_TASK DESCRIPTION_. From the first line of the listing below to the line with "const labelOffsets = [[25, -12], [2, 10], [55, 13]];", print each line exactly, and nothing more. Leave out the pictures.

------ COLLECTED DATA

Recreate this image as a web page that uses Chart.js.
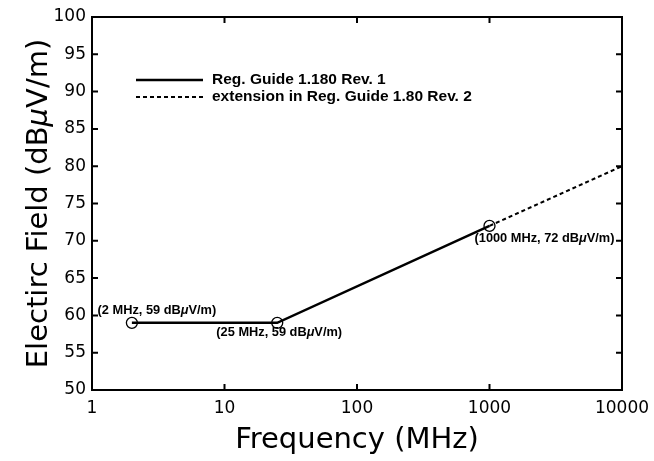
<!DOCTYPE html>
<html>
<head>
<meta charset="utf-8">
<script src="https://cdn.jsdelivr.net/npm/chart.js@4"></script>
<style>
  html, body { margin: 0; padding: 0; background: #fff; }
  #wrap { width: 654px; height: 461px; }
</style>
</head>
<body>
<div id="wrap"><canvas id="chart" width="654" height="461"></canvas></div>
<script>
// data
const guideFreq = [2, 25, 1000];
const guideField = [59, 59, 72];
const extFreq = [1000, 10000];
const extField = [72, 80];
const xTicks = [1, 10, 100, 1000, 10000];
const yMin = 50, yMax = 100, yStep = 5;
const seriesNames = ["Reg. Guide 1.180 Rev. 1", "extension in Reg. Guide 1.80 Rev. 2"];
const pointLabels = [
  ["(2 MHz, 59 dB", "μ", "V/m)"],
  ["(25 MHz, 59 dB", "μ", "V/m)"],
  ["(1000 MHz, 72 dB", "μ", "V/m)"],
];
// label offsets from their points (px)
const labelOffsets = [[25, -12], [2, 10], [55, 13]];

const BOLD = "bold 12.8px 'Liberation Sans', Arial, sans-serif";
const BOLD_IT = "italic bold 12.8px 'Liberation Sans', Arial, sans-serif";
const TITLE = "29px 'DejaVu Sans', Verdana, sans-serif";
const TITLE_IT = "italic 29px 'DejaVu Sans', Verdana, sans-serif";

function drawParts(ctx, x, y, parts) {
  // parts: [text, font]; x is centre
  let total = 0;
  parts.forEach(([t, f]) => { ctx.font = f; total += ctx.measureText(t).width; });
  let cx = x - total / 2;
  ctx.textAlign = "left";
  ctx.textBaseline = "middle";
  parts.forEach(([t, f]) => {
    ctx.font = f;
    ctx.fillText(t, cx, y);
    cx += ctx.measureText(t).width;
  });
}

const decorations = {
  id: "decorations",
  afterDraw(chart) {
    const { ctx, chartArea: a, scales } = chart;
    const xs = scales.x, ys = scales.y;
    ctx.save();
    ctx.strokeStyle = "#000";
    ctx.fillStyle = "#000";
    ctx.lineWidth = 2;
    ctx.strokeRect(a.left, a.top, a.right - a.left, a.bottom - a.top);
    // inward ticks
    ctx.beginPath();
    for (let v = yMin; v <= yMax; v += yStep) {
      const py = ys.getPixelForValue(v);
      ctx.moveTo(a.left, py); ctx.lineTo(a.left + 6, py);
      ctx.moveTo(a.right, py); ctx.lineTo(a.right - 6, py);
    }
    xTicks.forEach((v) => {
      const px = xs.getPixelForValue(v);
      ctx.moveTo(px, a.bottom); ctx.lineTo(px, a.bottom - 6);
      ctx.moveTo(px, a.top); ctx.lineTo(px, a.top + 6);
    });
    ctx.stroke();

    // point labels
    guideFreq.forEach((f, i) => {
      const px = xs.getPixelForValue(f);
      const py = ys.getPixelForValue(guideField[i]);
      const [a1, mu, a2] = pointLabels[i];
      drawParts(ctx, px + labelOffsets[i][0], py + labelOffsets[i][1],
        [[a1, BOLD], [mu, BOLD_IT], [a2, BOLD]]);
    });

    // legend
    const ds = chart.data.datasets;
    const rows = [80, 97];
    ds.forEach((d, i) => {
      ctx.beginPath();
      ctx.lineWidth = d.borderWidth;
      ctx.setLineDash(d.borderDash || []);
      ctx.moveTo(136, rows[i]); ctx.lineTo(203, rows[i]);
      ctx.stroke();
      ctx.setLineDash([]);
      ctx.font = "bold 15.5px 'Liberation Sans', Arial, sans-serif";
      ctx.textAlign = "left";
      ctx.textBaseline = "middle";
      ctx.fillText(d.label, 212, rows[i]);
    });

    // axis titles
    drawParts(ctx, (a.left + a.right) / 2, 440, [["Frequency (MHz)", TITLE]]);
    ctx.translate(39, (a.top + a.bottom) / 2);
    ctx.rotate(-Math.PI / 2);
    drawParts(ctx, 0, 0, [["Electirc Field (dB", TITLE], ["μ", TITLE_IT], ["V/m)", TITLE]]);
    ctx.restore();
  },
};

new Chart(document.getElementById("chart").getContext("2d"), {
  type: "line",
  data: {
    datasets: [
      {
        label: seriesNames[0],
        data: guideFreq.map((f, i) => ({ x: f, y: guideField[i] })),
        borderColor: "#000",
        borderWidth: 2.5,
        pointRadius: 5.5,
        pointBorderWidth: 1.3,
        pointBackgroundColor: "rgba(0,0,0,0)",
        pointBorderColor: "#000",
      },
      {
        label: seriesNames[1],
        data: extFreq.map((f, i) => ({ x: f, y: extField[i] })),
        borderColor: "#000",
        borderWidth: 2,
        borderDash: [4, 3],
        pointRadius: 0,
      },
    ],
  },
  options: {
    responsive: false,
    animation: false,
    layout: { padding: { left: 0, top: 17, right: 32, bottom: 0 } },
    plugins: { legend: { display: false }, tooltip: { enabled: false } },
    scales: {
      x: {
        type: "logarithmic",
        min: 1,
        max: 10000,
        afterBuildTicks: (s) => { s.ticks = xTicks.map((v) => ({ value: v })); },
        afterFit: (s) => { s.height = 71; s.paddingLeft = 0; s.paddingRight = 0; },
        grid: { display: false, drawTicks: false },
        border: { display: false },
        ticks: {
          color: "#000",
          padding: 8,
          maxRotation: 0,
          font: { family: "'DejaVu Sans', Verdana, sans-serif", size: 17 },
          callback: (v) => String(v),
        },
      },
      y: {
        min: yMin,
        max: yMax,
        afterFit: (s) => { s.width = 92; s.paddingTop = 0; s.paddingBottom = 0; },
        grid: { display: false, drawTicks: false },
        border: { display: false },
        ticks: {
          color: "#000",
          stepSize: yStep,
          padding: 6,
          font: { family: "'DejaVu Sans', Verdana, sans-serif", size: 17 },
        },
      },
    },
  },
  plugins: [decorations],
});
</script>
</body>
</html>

------------

_PROBLEM SOLUTION_.
Recreate this image as a web page that uses Chart.js.
<!DOCTYPE html>
<html>
<head>
<meta charset="utf-8">
<script src="https://cdn.jsdelivr.net/npm/chart.js@4"></script>
<style>
  html, body { margin: 0; padding: 0; background: #fff; }
  #wrap { width: 654px; height: 461px; }
</style>
</head>
<body>
<div id="wrap"><canvas id="chart" width="654" height="461"></canvas></div>
<script>
// data
const guideFreq = [2, 25, 1000];
const guideField = [59, 59, 72];
const extFreq = [1000, 10000];
const extField = [72, 80];
const xTicks = [1, 10, 100, 1000, 10000];
const yMin = 50, yMax = 100, yStep = 5;
const seriesNames = ["Reg. Guide 1.180 Rev. 1", "extension in Reg. Guide 1.80 Rev. 2"];
const pointLabels = [
  ["(2 MHz, 59 dB", "μ", "V/m)"],
  ["(25 MHz, 59 dB", "μ", "V/m)"],
  ["(1000 MHz, 72 dB", "μ", "V/m)"],
];
// label offsets from their points (px)
const labelOffsets = [[25, -12], [2, 10], [55, 13]];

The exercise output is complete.